◆ Work to do
Write out exactly the lines below that run from the one containing "Give me the TikZ source for this diagram." through the one containing "(7,7) -- (1092,7);", both included, with no other lines.

◆ Data rows
************
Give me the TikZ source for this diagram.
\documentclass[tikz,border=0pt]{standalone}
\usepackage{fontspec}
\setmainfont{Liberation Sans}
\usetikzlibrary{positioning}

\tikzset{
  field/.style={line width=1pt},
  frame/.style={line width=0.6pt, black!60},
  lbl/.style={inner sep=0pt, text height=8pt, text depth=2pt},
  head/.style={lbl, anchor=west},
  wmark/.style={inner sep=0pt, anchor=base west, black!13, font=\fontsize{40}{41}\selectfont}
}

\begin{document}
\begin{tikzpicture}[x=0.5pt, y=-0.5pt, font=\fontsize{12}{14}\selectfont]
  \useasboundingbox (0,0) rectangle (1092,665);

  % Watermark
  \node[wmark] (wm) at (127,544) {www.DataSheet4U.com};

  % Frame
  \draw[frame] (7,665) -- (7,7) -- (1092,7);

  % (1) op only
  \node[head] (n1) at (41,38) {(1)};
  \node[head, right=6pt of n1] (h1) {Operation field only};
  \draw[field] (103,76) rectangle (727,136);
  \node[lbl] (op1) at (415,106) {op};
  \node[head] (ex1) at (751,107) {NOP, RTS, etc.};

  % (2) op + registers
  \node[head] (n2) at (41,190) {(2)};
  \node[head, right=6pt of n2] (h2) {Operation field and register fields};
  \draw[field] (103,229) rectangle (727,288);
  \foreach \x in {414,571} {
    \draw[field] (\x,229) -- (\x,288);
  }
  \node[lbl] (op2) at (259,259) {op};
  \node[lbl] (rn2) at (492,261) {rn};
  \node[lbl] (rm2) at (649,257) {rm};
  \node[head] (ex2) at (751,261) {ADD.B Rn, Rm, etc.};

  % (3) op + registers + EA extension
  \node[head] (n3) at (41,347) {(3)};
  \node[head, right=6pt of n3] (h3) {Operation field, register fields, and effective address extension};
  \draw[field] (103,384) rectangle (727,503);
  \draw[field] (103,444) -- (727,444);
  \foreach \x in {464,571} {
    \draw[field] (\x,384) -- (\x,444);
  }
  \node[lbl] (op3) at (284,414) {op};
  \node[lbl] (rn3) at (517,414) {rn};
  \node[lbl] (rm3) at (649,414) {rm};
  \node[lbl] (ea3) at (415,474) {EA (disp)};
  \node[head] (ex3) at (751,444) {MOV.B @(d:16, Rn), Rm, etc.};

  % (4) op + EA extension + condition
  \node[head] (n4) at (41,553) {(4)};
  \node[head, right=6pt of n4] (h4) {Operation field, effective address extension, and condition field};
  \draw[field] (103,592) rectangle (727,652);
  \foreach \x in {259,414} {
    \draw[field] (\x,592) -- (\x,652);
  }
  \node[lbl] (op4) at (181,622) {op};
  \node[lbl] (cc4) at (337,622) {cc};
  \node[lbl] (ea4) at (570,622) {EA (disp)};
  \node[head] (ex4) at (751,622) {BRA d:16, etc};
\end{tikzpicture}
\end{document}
************
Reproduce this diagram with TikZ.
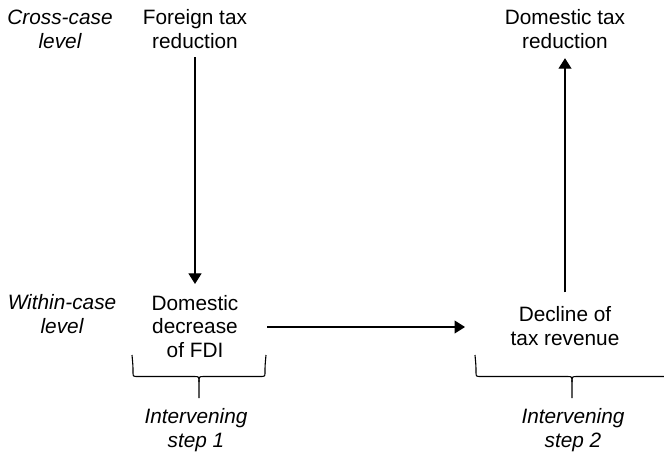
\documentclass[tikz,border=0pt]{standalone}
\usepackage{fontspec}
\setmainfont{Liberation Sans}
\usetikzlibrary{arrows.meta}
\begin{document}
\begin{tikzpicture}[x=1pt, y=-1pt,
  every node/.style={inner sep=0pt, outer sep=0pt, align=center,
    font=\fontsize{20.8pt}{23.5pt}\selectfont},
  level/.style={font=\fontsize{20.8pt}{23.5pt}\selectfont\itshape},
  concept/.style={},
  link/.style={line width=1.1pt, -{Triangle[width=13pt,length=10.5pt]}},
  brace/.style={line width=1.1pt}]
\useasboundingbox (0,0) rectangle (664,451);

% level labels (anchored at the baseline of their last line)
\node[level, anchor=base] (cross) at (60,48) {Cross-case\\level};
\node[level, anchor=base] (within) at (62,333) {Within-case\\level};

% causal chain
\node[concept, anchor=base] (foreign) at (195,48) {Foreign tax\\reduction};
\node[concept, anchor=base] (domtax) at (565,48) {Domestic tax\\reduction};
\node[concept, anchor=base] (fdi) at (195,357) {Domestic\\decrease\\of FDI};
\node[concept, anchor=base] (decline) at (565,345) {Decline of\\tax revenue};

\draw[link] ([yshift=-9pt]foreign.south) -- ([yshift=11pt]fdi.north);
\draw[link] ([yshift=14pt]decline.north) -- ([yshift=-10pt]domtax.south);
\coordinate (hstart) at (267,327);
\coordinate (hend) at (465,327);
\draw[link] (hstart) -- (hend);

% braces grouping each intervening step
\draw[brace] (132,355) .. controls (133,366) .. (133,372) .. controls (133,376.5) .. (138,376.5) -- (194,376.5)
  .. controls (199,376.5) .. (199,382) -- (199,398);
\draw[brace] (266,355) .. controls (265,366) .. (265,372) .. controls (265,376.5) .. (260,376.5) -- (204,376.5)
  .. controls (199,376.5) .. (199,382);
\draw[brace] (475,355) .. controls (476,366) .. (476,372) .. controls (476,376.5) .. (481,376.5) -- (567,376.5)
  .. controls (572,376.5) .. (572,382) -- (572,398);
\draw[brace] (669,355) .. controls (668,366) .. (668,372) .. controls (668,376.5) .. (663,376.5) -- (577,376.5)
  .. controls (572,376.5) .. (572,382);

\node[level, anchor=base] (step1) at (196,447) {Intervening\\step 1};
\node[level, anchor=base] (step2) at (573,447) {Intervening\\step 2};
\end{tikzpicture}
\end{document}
************
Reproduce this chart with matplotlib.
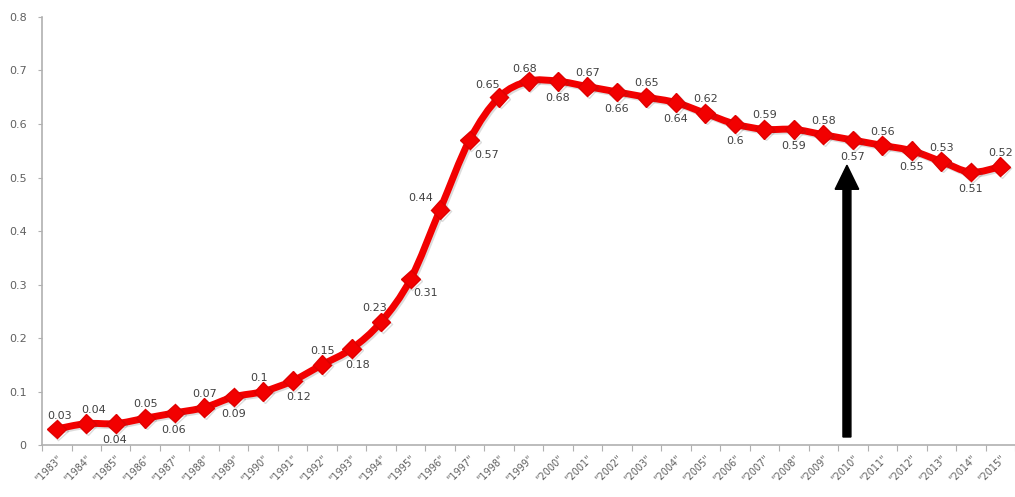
************
◆ Written answer
Give me the TikZ source for this diagram.
\documentclass[tikz,border=0pt]{standalone}
\usepackage{fontspec}
\setmainfont{Liberation Sans}
\usetikzlibrary{positioning}

\tikzset{
  field/.style={line width=1pt},
  frame/.style={line width=0.6pt, black!60},
  lbl/.style={inner sep=0pt, text height=8pt, text depth=2pt},
  head/.style={lbl, anchor=west},
  wmark/.style={inner sep=0pt, anchor=base west, black!13, font=\fontsize{40}{41}\selectfont}
}

\begin{document}
\begin{tikzpicture}[x=0.5pt, y=-0.5pt, font=\fontsize{12}{14}\selectfont]
  \useasboundingbox (0,0) rectangle (1092,665);

  % Watermark
  \node[wmark] (wm) at (127,544) {www.DataSheet4U.com};

  % Frame
  \draw[frame] (7,665) -- (7,7) -- (1092,7);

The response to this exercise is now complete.